Data is king in today’s warehouses. You’re likely gathering more data than you know what to do with. Even as a consumer, we’re bombarded with more data than we can process during every moment we spend awake. You have no choice but to prioritize certain data over others.
This post covers the top key performance indicators in the primary areas of operation for your warehouse. Specifically, we'll cover:
By prioritizing KPIs that are most relevant to your warehouse operations, you can get a sense of your operational efficiency. Then you can dive even deeper into the relevant areas of your supply chain and assess subordinate KPIs.
BONUS: Before you read further, download our Warehouse Management Software Whitepaper to see how Logiwa tracks the following KPIs to help you get up to 100% inventory accuracy and execute advanced fulfillment strategies like wave planning.
Top Receiving KPI: Dock-to-Stock Cycle Time
Most warehouses go through a similar process when receiving new inventory. Your inventory clerk will speak to the delivery driver to confirm which shipment they are delivering. Once your clerk confirms this order is expected, they’ll sign the delivery notice.
Next, your employees will unload the order from the truck, and count the crates and boxes. They’ll open each box to confirm the exact number of inventory, and inspect for damage. The delivery driver remains at the warehouse for this process to confirm any reported damage.
Finally, your employees will assign inventory numbers to your products before shelving them. Your inventory clerk will input the information into the warehouse management software(WMS). Depending on your system, you may be able to scan received inventory directly into your WMS.

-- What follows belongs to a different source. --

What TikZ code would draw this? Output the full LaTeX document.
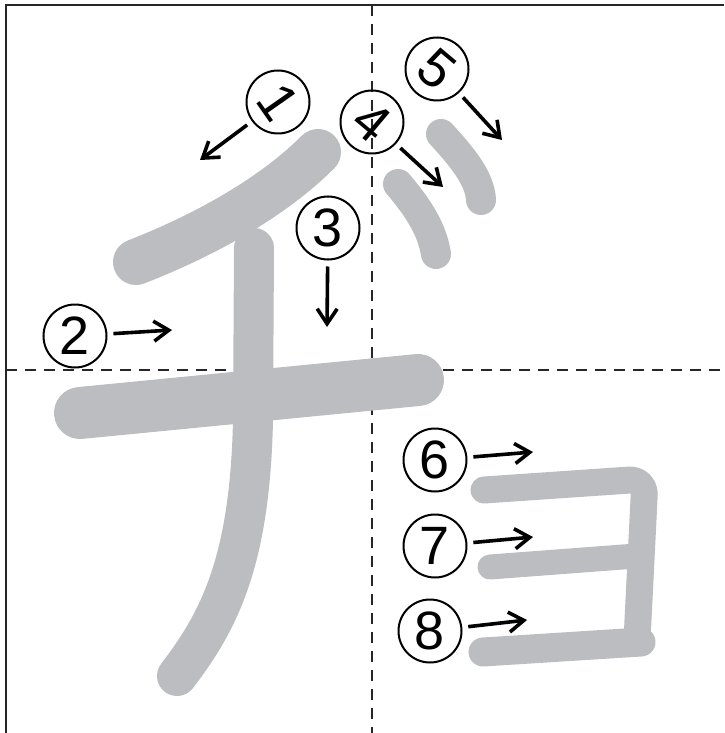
\documentclass[tikz,border=0pt]{standalone}
\usepackage{fontspec}
\setmainfont{Liberation Sans}
\usetikzlibrary{arrows.meta}
\definecolor{strokegray}{HTML}{BCBDC0}
\begin{document}
\begin{tikzpicture}[x=0.5pt, y=-0.5pt,
		>={Straight Barb[length=7.5pt,width=10pt]},
		frame/.style={line width=1pt, black!85},
		guide/.style={line width=1pt, black!85, dash pattern=on 5.5pt off 4pt},
		brush/.style={strokegray, line cap=round, line join=round},
		num/.style={circle, draw, line width=1pt, minimum size=31.5pt, inner sep=0pt,
			font=\fontsize{27}{30}\selectfont},
		order/.style={->, line width=1.8pt, shorten <=3pt}]
	\useasboundingbox (0,0) rectangle (724,733);
	% Các điểm mũi tên
	\path
	(200,160) coordinate (t1)
	(172,330) coordinate (t2)
	(327,327) coordinate (t3)
	(443,187) coordinate (t4)
	(502,140) coordinate (t5)
	(533,452) coordinate (t6)
	(533,537) coordinate (t7)
	(527,620) coordinate (t8);
	% Khung và đường chia ô
	\draw[frame] (724,5) -- (6,5) -- (6,733);
	\draw[guide] (372,5) -- (372,733);
	\draw[guide] (6,370) -- (724,370);
	% Các nét chữ
	\draw[brush, line width=23pt] (318,152) .. controls (270,200) and (200,237) .. (136,262);
	\draw[brush, line width=26pt] (80,413) -- (418,380);
	\draw[brush, line width=20pt] (254,248) -- (253,420) .. controls (250,560) and (220,620) .. (177,676);
	\draw[brush, line width=15pt] (398,184) .. controls (420,210) and (432,230) .. (436,254);
	\draw[brush, line width=15pt] (441,134) .. controls (465,160) and (480,180) .. (481,200);
	\draw[brush, line width=13.5pt, rounded corners=8pt] (484,490) -- (645,479) -- (637,640);
	\draw[brush, line width=12.5pt] (490,567) -- (636,556);
	\draw[brush, line width=14.5pt] (483,652) -- (641,642);
	% Số thứ tự nét
	\foreach \i/\x/\y/\r in {1/278/102/-55, 2/75/336/0, 3/328/228/0, 4/372/122/-40,
		5/437/69/-40, 6/435/460/0, 7/435/546/0, 8/430/631/0}
	\node[num, rotate=\r] (n\i) at (\x,\y) {\i};
	\foreach \i in {1,...,8}
	\draw[order] (n\i) -- (t\i);
\end{tikzpicture}
\end{document}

Dock-to-stock cycle time is considered the chief of receiving KPIs. The cycle time starts the moment inbound shipments arrive, and stops once that inventory is stocked in your warehouse.
Warehouses with a high dock-to-stock time spend more hours on each of these tasks, impacting downstream tasks and operations.
Dock-to-stock covers a wide range of operations in your warehouse. Understanding other receiving related KPIs can help you see where your receiving process is doing well and where it needs some help.
In order to improve your dock-to-stock time, you’ll have to track all of the associated tasks. Task tracking can be easier when you incorporate mobile devices that integrate with a WMS. You’ll be able to review exactly which tasks happened at a precise time, allowing you to hone in on any areas that take longer than expected.
Receiving efficiency is a KPI that relates to dock-to-stock cycle time. It seems simple until you delve into what your warehouse actually receives on a weekly basis besides new stock deliveries. Your warehouse likely also receives return-to-vendor stock and returned inventory (both good and damaged) from customers.
You can calculate your receiving efficiency by taking your volume of received goods and dividing it by the number of labor hours for the same timeframe. Your receiving efficiency should continue to rise over time as your warehouse staff gain experience.
If your numbers trend lower over time, you’ll have to examine the receiving process firsthand to assess where you can gain efficiency in your process.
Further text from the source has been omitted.